Who went with Columbus ?


Dental studies suggest Africans might have been part of his explorer’s crew.

The first planned colonial town in the New World was founded in 1494, when about 1,200 of Christopher Columbus crew members from 17 ships that made up his second journey to the Americans settled on the north coast of what is now the Dominician Republic. Beset by mutiny, mismanagement, hurricanes and disease, the settlement of La Isabela lasted only a few years. The ruins remained largely intact until the 1950’s.

In the past few years, chemical studies of the skeletons, especially their teeth, have begun to yield new insights in to the lives and orginis of Columbus crew. The studies hint that, among other things, crew members may have included free black Africans who arrived in the New World about a decade before the slave trade began.

La Isabela was not the first settlement established by Columbus. When the Santa Maria ran aground off the Caribean Island of Hispaniola on Christmas Eve, 1492, during his first voyage, the 39 stranded sailors built a fort they christened La Navidad. When Columbus returned the next year, the fort had been burned and the crew massacred.

The study of the La Isabela skeletons grew out of a project in Mexico’s Yucatan peninsula, where in 2000.Researchers were surprised to find the remains of West Africans among those buried in a mid-16th-century church cemetery in Campeche. Vera Tiesler and Andrea Cucina from the Autonomous University of Yucatan invited Douglas Price, director of the Laboratory for Archeological Chemistry at the University of Winconsin at Madison, to do isotopic analysis of those skeletons teeth.

What is Isotopes? Isotopes are different forms of an element, atoms with different molecular weights based on their varying numbers of neutrons. Depending on their diet and water supply, humans concentrate specific isotopes in varying ratios in the enamel of their teeth.

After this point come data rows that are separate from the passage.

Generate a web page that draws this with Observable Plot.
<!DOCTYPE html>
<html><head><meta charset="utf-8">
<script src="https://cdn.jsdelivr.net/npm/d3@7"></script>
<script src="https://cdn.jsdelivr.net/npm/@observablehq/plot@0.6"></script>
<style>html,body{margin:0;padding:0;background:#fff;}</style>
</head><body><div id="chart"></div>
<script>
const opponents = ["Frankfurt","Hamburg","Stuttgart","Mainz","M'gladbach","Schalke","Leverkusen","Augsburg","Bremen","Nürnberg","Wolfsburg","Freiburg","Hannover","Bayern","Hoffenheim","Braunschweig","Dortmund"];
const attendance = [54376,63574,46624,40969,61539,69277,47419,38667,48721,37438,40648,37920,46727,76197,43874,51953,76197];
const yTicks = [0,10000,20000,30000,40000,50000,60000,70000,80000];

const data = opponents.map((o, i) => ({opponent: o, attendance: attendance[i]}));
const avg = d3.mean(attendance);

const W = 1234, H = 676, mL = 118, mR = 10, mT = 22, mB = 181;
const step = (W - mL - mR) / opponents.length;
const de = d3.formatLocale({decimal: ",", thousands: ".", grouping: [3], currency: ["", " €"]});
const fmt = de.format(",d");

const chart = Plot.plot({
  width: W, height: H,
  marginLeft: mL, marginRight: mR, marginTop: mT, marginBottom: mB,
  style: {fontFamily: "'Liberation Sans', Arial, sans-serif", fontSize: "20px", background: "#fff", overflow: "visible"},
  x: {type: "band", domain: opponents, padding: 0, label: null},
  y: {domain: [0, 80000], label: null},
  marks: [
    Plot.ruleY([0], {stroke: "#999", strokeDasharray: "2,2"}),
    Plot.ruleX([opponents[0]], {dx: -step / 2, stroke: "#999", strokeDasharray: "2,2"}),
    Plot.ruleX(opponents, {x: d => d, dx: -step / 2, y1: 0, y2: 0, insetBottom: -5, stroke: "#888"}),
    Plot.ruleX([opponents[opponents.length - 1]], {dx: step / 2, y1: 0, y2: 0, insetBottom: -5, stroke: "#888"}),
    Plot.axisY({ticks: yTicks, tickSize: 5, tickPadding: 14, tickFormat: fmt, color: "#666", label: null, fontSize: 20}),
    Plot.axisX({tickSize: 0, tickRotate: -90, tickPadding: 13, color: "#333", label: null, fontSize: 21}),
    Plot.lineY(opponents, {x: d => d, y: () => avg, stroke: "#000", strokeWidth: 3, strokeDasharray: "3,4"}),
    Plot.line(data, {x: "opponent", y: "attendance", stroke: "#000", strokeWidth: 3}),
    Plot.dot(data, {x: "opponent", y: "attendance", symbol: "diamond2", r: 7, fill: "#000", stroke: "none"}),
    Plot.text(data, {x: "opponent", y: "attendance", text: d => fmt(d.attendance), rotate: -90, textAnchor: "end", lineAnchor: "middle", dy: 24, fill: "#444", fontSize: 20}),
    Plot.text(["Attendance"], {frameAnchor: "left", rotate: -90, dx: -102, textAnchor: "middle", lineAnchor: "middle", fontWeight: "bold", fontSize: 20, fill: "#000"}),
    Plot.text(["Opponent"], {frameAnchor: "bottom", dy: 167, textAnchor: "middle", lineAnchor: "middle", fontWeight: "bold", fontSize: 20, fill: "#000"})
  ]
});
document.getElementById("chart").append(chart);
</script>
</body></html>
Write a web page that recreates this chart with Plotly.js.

Ratios of carbon isotopes in the teeth reflect what foods a person ate. A diet heavy in corn, millet, sorghum and other tropical plants yields more carbon 13 (6 protons & 7 neutrons), whereas grains such as barley and wheat produce more carbon 12 (6 protons & 6 neutrons). Europeans of Columbus time would have relatively little carbon 13 in their teeth; Mexicans would have much of the heavier isotopes. Natives of Hispaniola and many Africans, who are believed to have eaten a mixed diet, would probably fall somewhere in between.

Mexicans are about as heavy (on Carbon 13) as you can get, said James Burton, a geochemist at the University of Wisconsin involved in the La Isabela and Campeche projects. “Africans are in between, Europeans at the other end ”.

DNA analysis is also been done on the skeletons. But after excavation and years of storage, the samples could be heavily contaminated with DNA from other sources. “They were Africans sailors on early expeditions ”.